=== SOURCE MATERIAL ===
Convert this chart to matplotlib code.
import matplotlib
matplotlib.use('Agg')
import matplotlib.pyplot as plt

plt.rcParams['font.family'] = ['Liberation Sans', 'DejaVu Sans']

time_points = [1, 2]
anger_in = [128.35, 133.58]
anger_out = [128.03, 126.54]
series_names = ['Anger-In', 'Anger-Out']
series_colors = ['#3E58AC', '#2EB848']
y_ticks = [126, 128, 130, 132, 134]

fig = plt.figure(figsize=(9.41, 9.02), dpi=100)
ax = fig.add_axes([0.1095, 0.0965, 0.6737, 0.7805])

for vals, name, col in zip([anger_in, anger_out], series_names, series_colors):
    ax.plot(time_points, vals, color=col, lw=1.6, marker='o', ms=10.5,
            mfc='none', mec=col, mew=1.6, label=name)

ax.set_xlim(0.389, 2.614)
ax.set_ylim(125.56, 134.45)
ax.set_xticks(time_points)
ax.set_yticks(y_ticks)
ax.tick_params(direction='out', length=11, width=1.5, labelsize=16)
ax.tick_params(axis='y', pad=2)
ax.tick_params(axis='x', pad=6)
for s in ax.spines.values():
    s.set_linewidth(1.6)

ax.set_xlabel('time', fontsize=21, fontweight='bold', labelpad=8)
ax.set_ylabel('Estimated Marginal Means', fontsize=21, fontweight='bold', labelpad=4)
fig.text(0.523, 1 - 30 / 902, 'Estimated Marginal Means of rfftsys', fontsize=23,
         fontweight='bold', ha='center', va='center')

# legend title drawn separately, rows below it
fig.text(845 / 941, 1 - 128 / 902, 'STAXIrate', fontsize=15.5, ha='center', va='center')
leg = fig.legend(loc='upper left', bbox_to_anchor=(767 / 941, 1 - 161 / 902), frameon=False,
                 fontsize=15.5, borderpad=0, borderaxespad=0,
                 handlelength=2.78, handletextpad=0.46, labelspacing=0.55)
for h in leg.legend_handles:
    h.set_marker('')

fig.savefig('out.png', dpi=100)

* * *

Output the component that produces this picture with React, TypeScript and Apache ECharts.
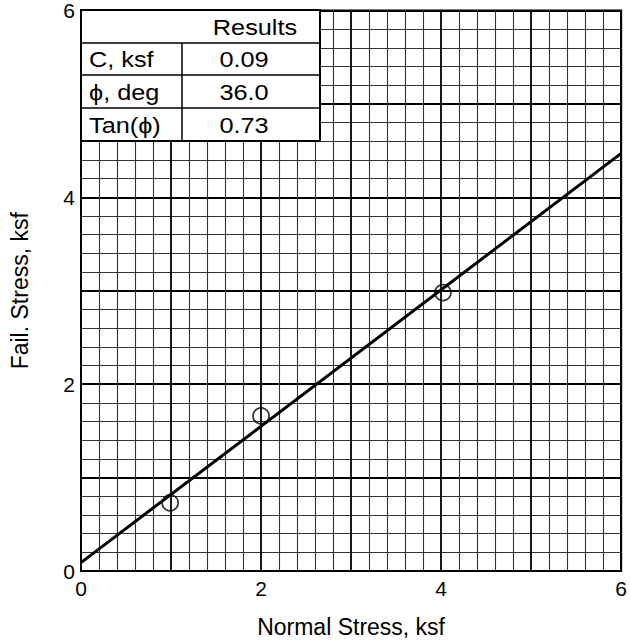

...

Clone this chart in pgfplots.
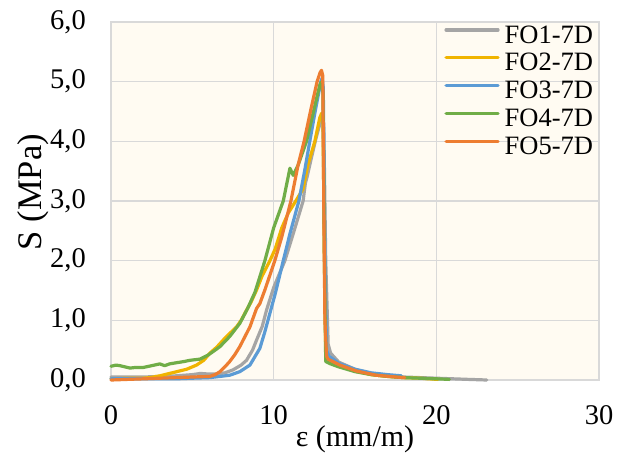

=== WHAT YOU SHOULD DO ===
Output exactly those lines that lie from the line with "Convert this chart to matplotlib code." through the line with "mfc='none', mec=col, mew=1.6, label=name)", with both of those lines included.

=== WRITTEN ANSWER ===
Convert this chart to matplotlib code.
import matplotlib
matplotlib.use('Agg')
import matplotlib.pyplot as plt

plt.rcParams['font.family'] = ['Liberation Sans', 'DejaVu Sans']

time_points = [1, 2]
anger_in = [128.35, 133.58]
anger_out = [128.03, 126.54]
series_names = ['Anger-In', 'Anger-Out']
series_colors = ['#3E58AC', '#2EB848']
y_ticks = [126, 128, 130, 132, 134]

fig = plt.figure(figsize=(9.41, 9.02), dpi=100)
ax = fig.add_axes([0.1095, 0.0965, 0.6737, 0.7805])

for vals, name, col in zip([anger_in, anger_out], series_names, series_colors):
    ax.plot(time_points, vals, color=col, lw=1.6, marker='o', ms=10.5,
            mfc='none', mec=col, mew=1.6, label=name)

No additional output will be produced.